* _Task directions_: Please write the listing below out again exactly, leaving every picture behind.
----
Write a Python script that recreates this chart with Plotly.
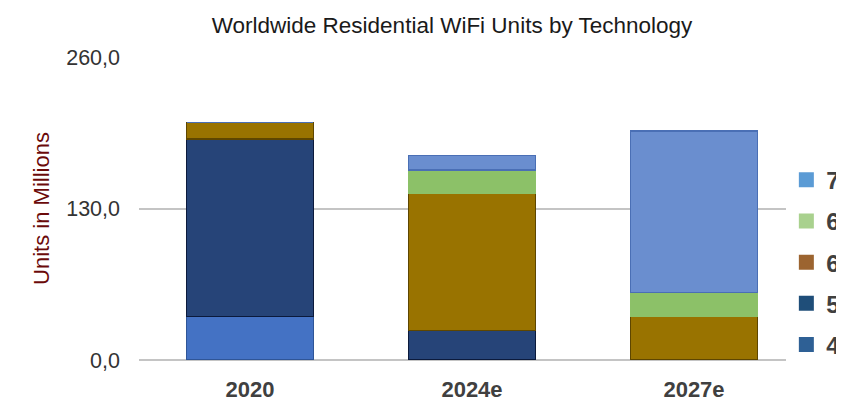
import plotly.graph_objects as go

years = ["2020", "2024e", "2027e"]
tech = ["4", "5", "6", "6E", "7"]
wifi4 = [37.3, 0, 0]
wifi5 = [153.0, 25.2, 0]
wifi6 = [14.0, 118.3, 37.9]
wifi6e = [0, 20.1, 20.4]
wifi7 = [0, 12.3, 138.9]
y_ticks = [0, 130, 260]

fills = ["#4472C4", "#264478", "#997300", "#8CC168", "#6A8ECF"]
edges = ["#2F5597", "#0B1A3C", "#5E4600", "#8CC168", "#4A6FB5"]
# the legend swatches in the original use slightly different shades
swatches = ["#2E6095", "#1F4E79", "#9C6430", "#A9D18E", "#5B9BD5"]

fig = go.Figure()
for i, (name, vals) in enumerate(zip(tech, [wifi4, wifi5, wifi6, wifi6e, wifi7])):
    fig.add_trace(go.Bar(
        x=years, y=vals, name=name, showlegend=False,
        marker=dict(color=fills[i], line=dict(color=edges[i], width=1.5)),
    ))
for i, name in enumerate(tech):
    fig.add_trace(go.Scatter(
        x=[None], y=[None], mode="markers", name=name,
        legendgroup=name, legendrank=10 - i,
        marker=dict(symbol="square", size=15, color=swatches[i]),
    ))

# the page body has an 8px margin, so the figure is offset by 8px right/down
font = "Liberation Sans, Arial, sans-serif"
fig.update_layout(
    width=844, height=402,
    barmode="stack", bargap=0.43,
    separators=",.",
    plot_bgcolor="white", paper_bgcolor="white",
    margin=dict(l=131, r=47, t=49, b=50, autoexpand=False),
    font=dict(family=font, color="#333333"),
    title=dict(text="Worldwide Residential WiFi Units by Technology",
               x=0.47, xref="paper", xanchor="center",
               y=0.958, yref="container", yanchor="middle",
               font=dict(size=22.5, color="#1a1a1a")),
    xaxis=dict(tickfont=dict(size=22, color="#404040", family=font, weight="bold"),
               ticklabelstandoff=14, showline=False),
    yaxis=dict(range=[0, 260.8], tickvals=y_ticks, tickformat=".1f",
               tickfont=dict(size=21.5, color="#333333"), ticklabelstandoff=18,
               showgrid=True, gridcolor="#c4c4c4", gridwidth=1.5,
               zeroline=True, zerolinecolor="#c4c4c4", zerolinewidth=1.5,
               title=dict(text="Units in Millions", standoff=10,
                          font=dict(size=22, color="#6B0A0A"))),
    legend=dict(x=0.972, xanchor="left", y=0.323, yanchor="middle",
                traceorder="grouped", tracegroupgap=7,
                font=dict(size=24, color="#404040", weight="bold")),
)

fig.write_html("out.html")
----
* _The answer_:
Write a Python script that recreates this chart with Plotly.
import plotly.graph_objects as go

years = ["2020", "2024e", "2027e"]
tech = ["4", "5", "6", "6E", "7"]
wifi4 = [37.3, 0, 0]
wifi5 = [153.0, 25.2, 0]
wifi6 = [14.0, 118.3, 37.9]
wifi6e = [0, 20.1, 20.4]
wifi7 = [0, 12.3, 138.9]
y_ticks = [0, 130, 260]

fills = ["#4472C4", "#264478", "#997300", "#8CC168", "#6A8ECF"]
edges = ["#2F5597", "#0B1A3C", "#5E4600", "#8CC168", "#4A6FB5"]
# the legend swatches in the original use slightly different shades
swatches = ["#2E6095", "#1F4E79", "#9C6430", "#A9D18E", "#5B9BD5"]

fig = go.Figure()
for i, (name, vals) in enumerate(zip(tech, [wifi4, wifi5, wifi6, wifi6e, wifi7])):
    fig.add_trace(go.Bar(
        x=years, y=vals, name=name, showlegend=False,
        marker=dict(color=fills[i], line=dict(color=edges[i], width=1.5)),
    ))
for i, name in enumerate(tech):
    fig.add_trace(go.Scatter(
        x=[None], y=[None], mode="markers", name=name,
        legendgroup=name, legendrank=10 - i,
        marker=dict(symbol="square", size=15, color=swatches[i]),
    ))

# the page body has an 8px margin, so the figure is offset by 8px right/down
font = "Liberation Sans, Arial, sans-serif"
fig.update_layout(
    width=844, height=402,
    barmode="stack", bargap=0.43,
    separators=",.",
    plot_bgcolor="white", paper_bgcolor="white",
    margin=dict(l=131, r=47, t=49, b=50, autoexpand=False),
    font=dict(family=font, color="#333333"),
    title=dict(text="Worldwide Residential WiFi Units by Technology",
               x=0.47, xref="paper", xanchor="center",
               y=0.958, yref="container", yanchor="middle",
               font=dict(size=22.5, color="#1a1a1a")),
    xaxis=dict(tickfont=dict(size=22, color="#404040", family=font, weight="bold"),
               ticklabelstandoff=14, showline=False),
    yaxis=dict(range=[0, 260.8], tickvals=y_ticks, tickformat=".1f",
               tickfont=dict(size=21.5, color="#333333"), ticklabelstandoff=18,
               showgrid=True, gridcolor="#c4c4c4", gridwidth=1.5,
               zeroline=True, zerolinecolor="#c4c4c4", zerolinewidth=1.5,
               title=dict(text="Units in Millions", standoff=10,
                          font=dict(size=22, color="#6B0A0A"))),
    legend=dict(x=0.972, xanchor="left", y=0.323, yanchor="middle",
                traceorder="grouped", tracegroupgap=7,
                font=dict(size=24, color="#404040", weight="bold")),
)

fig.write_html("out.html")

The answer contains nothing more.